(Source records)
=-=-=

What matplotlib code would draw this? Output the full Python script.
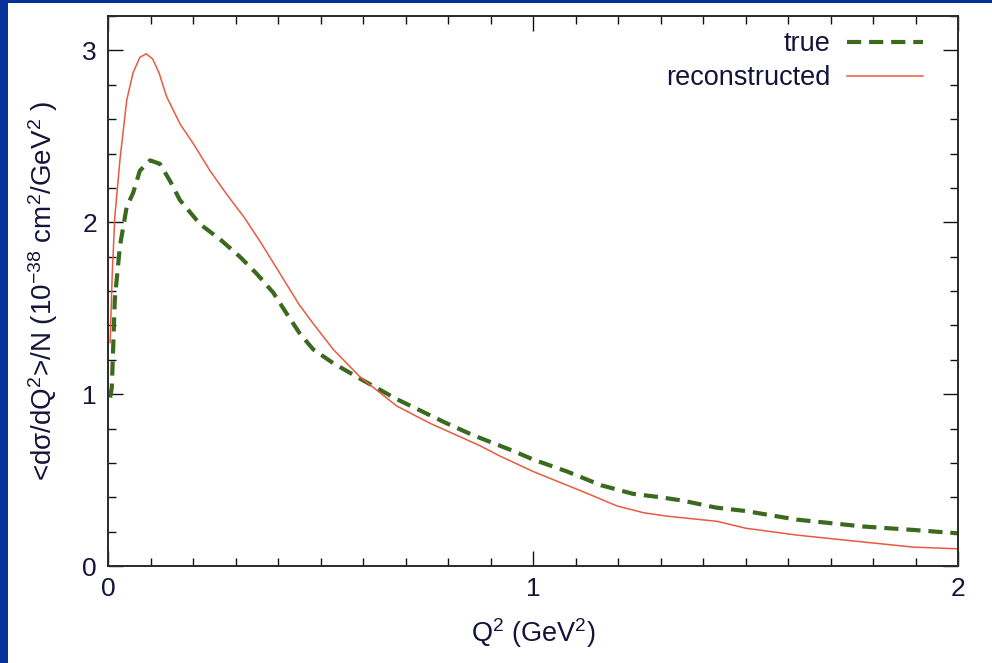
import matplotlib

matplotlib.use("Agg")
import matplotlib.pyplot as plt
from matplotlib.patches import Rectangle
from matplotlib.ticker import MultipleLocator

plt.rcParams["font.family"] = ["Liberation Sans", "DejaVu Sans"]
plt.rcParams["mathtext.fontset"] = "custom"
plt.rcParams["mathtext.rm"] = "Liberation Sans"
plt.rcParams["mathtext.it"] = "Liberation Sans:italic"
plt.rcParams["mathtext.default"] = "regular"

TEXT = "#14143a"
BLUE = "#06309a"
GREEN = "#3b6a1f"
RED = "#e95a40"

Q2_TRUE = [0.005, 0.009, 0.016, 0.028, 0.044, 0.059, 0.075, 0.099, 0.122, 0.146, 0.169,
           0.216, 0.264, 0.31, 0.35, 0.389, 0.42, 0.452, 0.483, 0.53, 0.593, 0.68, 0.797,
           0.86, 0.953, 1.0, 1.08, 1.16, 1.235, 1.30, 1.353, 1.43, 1.5, 1.62, 1.776, 1.894, 2.0]
XS_TRUE = [0.98, 1.04, 1.55, 1.86, 2.09, 2.17, 2.30, 2.36, 2.34, 2.24, 2.13,
           1.99, 1.90, 1.80, 1.70, 1.59, 1.47, 1.35, 1.26, 1.18, 1.09, 0.97, 0.83,
           0.76, 0.67, 0.62, 0.55, 0.47, 0.42, 0.40, 0.38, 0.34, 0.32, 0.27, 0.23, 0.21, 0.19]

Q2_RECO = [0.005, 0.01, 0.016, 0.028, 0.044, 0.059, 0.075, 0.09, 0.105, 0.12, 0.138, 0.17,
           0.2, 0.24, 0.28, 0.32, 0.36, 0.40, 0.45, 0.483, 0.53, 0.593, 0.68, 0.758, 0.875,
           0.922, 1.0, 1.06, 1.12, 1.197, 1.26, 1.315, 1.433, 1.5, 1.62, 1.776, 1.894, 2.0]
XS_RECO = [1.30, 1.70, 2.03, 2.36, 2.71, 2.87, 2.96, 2.98, 2.95, 2.87, 2.73, 2.57,
           2.46, 2.30, 2.16, 2.03, 1.88, 1.72, 1.52, 1.41, 1.26, 1.10, 0.93, 0.83, 0.70,
           0.64, 0.55, 0.49, 0.43, 0.35, 0.31, 0.29, 0.26, 0.22, 0.18, 0.14, 0.11, 0.10]

fig = plt.figure(figsize=(9.92, 6.63), dpi=100, facecolor=BLUE)
fig.add_artist(Rectangle((8 / 992, 0), 1, 1 - 3 / 663, transform=fig.transFigure,
                         facecolor="white", edgecolor="none", zorder=-5))
ax = fig.add_axes([108 / 992, 97 / 663, 850 / 992, 550 / 663])
ax.set_zorder(2)

ax.plot(Q2_TRUE, XS_TRUE, color=GREEN, linewidth=3.0, dashes=(3.4, 1.9), label="true")
ax.plot(Q2_RECO, XS_RECO, color=RED, linewidth=1.1, label="reconstructed")

ax.set_xlim(0, 2)
ax.set_ylim(0, 3.2)
ax.xaxis.set_major_locator(MultipleLocator(1))
ax.xaxis.set_minor_locator(MultipleLocator(0.1))
ax.yaxis.set_major_locator(MultipleLocator(1))
ax.yaxis.set_minor_locator(MultipleLocator(0.2))
ax.tick_params(which="both", direction="in", top=True, right=True, colors="#111111",
               labelcolor=TEXT, labelsize=19, width=1.0)
ax.tick_params(which="major", length=10.5)
ax.tick_params(which="minor", length=6)
ax.tick_params(axis="x", pad=8)
ax.tick_params(axis="y", pad=8)
for sp in ax.spines.values():
    sp.set_linewidth(1.4)
    sp.set_color("#2a2a2a")

ax.set_xlabel(r"Q$^2$ (GeV$^2$)", fontsize=19.5, color=TEXT, labelpad=11)
ax.set_ylabel(r"<d$\sigma$/dQ$^2$>/N (10$^{-38}$ cm$^2$/GeV$^2$ )", fontsize=20, color=TEXT,
              labelpad=16)

leg = ax.legend(loc="upper right", frameon=False, markerfirst=False, fontsize=19.5,
                handlelength=2.8, handletextpad=0.6, labelspacing=0.3,
                borderaxespad=0.0, bbox_to_anchor=(0.971, 0.992))
for t in leg.get_texts():
    t.set_color(TEXT)

fig.savefig("out.png", dpi=100, facecolor=BLUE)
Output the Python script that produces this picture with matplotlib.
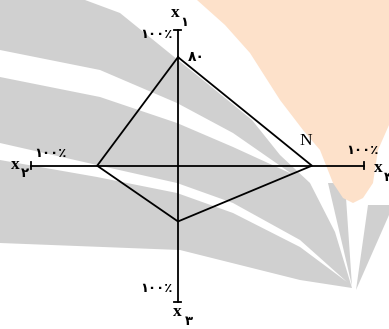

=-=-=

▸ AIM OF THE TASK:
Pull out and copy each line containing the string "Python".

▸ THE ANSWER:
What matplotlib code would draw this? Output the full Python script.
Output the Python script that produces this picture with matplotlib.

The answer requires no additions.